A mass vaccination site at Catalyst Circle Rock charter school, 116 N. Central Ave. in Austin, was a vehicle for cross-cultural exchange last week, when five nursing students from Dominican University in nearby River Forest volunteered to assist with providing shots to Chicago residents.
Since February, Chicago’s Protect Chicago Plus initiative has been working with local hospitals to set up pop-up clinics in majority Black and majority Hispanic neighborhoods, where residents already face healthcare disparities and the number of COVID-19 infections, hospitalizations and deaths has been higher than the city average. The sites are open to all community residents age 18 and up who register ahead of time.
The Circle Rock site, which launched on March 14, is operated by the Chicago-based Rush University System for Health. It will be open on Sundays, 7 a.m. to 5 p.m., until April 18.
The five nursing students said that they were grateful for the opportunity to help, especially after seeing first-hand how eager many residents were to get vaccinated.
Dr. Tamara Bland, the director of Dominican’s nursing program, explained that, during the final semester of their senior year, all nursing students are placed at different inpatient and outpatient sites in Chicago and the suburbs. It gives the students an opportunity to put everything they learned to practical use.
“They’re providing vaccinations and doing health education, while also unitizing their critical thinking skills, leadership and management skills,” Bland said. “It gives them an opportunity to unitize their [knowledge].”

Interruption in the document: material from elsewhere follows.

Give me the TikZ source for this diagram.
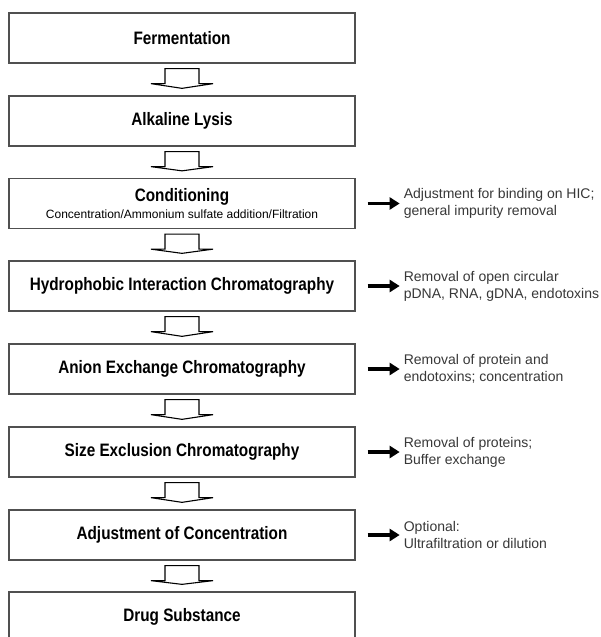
\documentclass[tikz,border=0pt]{standalone}
\usepackage{fontspec}
\setmainfont{Liberation Sans}
\newfontfamily\boxfont[FakeStretch=0.85]{Liberation Sans}
\usetikzlibrary{arrows.meta,calc}
\definecolor{boxgray}{HTML}{505050}
\definecolor{notegray}{HTML}{383838}
\begin{document}
\begin{tikzpicture}[x=1pt,y=-1pt,
  stage/.style={draw=boxgray, line width=1.3pt, minimum width=346pt, minimum height=50pt, inner sep=0pt, font=\boxfont\bfseries\fontsize{18}{20}\selectfont, align=center},
  note/.style={anchor=west, font=\fontsize{14}{17}\selectfont, text=notegray, align=left, inner sep=0pt},
  side/.style={line width=3.5pt, -{Triangle[length=10pt,width=12pt]}, shorten <=12pt, shorten >=4pt},
  hollow/.style={draw=black, line width=1.1pt, fill=white, line join=miter}]
\fill[white] (0,0) rectangle (600,637);
\useasboundingbox (0,0) rectangle (600,637);

\node[stage] (b1) at (182,38) {Fermentation};
\node[stage] (b2) at (182,121) {Alkaline Lysis};
\node[stage] (b3) at (182,203.5) {Conditioning\\[-3pt]{\rmfamily\mdseries\fontsize{12}{14}\selectfont Concentration/Ammonium sulfate addition/Filtration}};
\node[stage] (b4) at (182,286) {Hydrophobic Interaction Chromatography};
\node[stage] (b5) at (182,369) {Anion Exchange Chromatography};
\node[stage] (b6) at (182,452) {Size Exclusion Chromatography};
\node[stage] (b7) at (182,535) {Adjustment of Concentration};
\node[stage] (b8) at (182,617) {Drug Substance};

\foreach \a/\b in {b1/b2,b2/b3,b3/b4,b4/b5,b5/b6,b6/b7,b7/b8}{
  \draw[hollow] ($(\a.south)+(-17,5)$) -- ($(\a.south)+(17,5)$) -- ($(\a.south)+(17,20)$)
    -- ($(\a.south)+(31,20)$) -- ($(\b.north)+(0,-7)$) -- ($(\a.south)+(-31,20)$)
    -- ($(\a.south)+(-17,20)$) -- cycle;
}

\node[note] (n3) at ($(b3.east)+(48,0)$) {Adjustment for binding on HIC;\\general impurity removal};
\node[note] (n4) at ($(b4.east)+(48,0)$) {Removal of open circular\\pDNA, RNA, gDNA, endotoxins};
\node[note] (n5) at ($(b5.east)+(48,0)$) {Removal of protein and\\endotoxins; concentration};
\node[note] (n6) at ($(b6.east)+(48,0)$) {Removal of proteins;\\Buffer exchange};
\node[note] (n7) at ($(b7.east)+(48,0)$) {Optional:\\Ultrafiltration or dilution};

\foreach \i in {3,4,5,6,7}{
  \draw[side] (b\i.east) -- (n\i.west);
}
\end{tikzpicture}
\end{document}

As vaccine eligibility widened at the end of January, Dominican University President Donna Caroll reached out to Dr. David Ansell, Rush’s vice president for Community Health and Equity, to see if they could do anything to help vaccinate residents in communities Protect Chicago Plus set out to help. The two institutions quickly agreed to have Dominican students volunteer at Rush University Health Center, 1620 W. Harrison St., and at the Circle Rock vaccination site.
“We were thrilled when we were notified that Austin was one of the [locations],” Bland said. “We know from just watching those news and being practicing nurses, that it was one of the marginalized communities that were disproportionately impacted by COVID.”
Students started working at the vaccination sites on March 21. The interviews held a few days ahead of time revealed a group that came from diverse backgrounds and got into nursing for personal reasons.
Mhaylee Jimenez grew up in Cicero and currently lives in Maywood. She said that the major reason why she decided to become a nursing student was because she grew up in a community where most people didn’t go to college and the only clinic in the area “[had] one nurse, one doctor and one dentist seeing everyone who lived there.
“I saw how much they struggled to see all the patients and thought to myself, ‘One day, I’m going to be a medical professional and I will come back to help them out,’” Jimenez said.
Alice Gicela, who lives in Jefferson Park, said she got into nursing because of her experiences after she was diagnosed with cancer when she was nine years old.
“Being a nursing student right now is incredibly difficult, because I wish I could be out on the frontlines to directly help patients,” she said.
Most of the Dominican nursing students already have hands-on experience with vaccinations. Jimenez works as a nursing assistant at Rush Oak Park hospital in Oak park. Gicela previously volunteered to vaccinate patients at North Lawndale’s Mt. Sinai hospital.
On March 21, the lines were short and the crowds were slow, but steady. Annie Mellett admitted that she was initially nervous to get the vaccination, but glad she ultimately decided to do so.
“It feels really good,” she said. “It was easy. It didn’t hurt.”
Shirlee Whitten said she tried signing up at several vaccination sites, including the United Center’s mass vaccination site and was impressed at how easy signing up was with Rush.
“When I called Rush, I got an answer and an appointment, so I’m grateful, very grateful,” she said. “I feel good [about getting the vaccine]. It’s better to have it than to not have it.”
Belinda Jones, who live-streamed her own vaccination on her phone, said that “it was easy, easier than I thought.”